Below are three interesting ways that blockchain can potentially address these issues:
The birth of an idea
The first steps that are taken when an idea sees the light of day, by its individual creator and/or the company that represents it, are always to protect it. If some kind of technological development, service, or product can potentially be created from it, it’s only natural to patent the idea.
Blockchain actually provides a very clear and simple solution here, which is its ledger and the information that is recorded on it. Recording intellectual property on the ledger guarantees transparency when it comes to proving who came up with a certain idea first. Needless to say, this can prevent the headache, time, and expenses parties spend on legal battles to settle such issues.
One of the other purposes of the intellectual property systems is to award companies that innovate with their ideas when these ideas are used by third parties and their products through licensing.

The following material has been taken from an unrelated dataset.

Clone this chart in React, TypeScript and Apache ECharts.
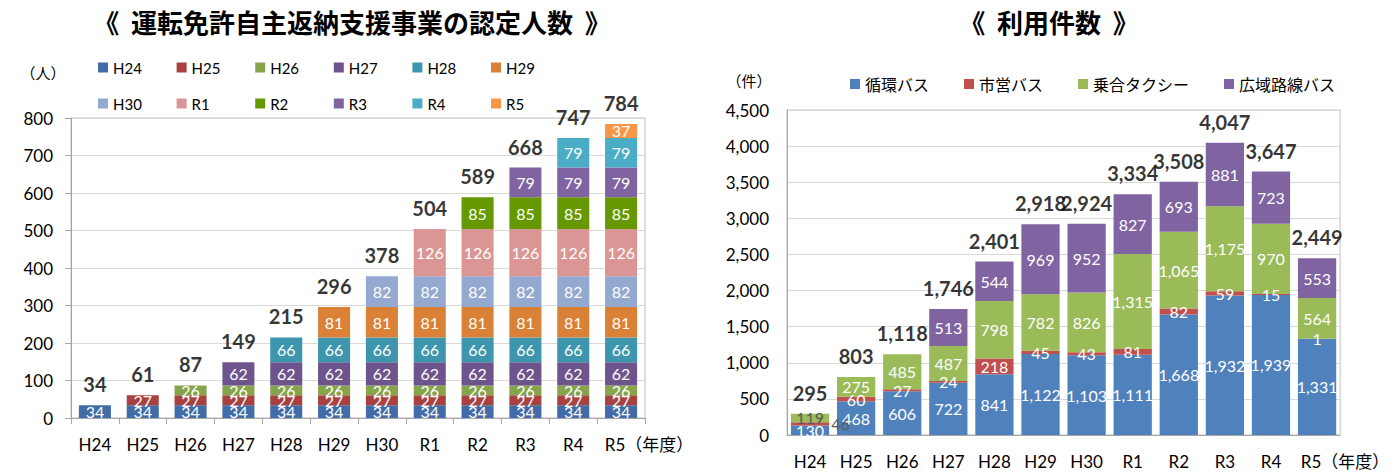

Verifying ownership of patents can be a real challenge when companies don’t update their ownership status, making it very hard for even the biggest companies to license something out.
This, like the issue above, creates endless disputes that can be easily avoided by implementing blockchain, thus giving a clear picture of who owns what, as well as a set of guidelines on how those things can be used by third parties.
Dealing with multiple jurisdictions around the world is a big problem. A ton of paperwork for each separate patent in each different country is enormously wasteful time and money wise.
If the blockchain is used to save an idea on its ledger, then legal offices around the world can just update the ledger with their set of rules which will make things less complex, more cost-effective, and, above all, borderless.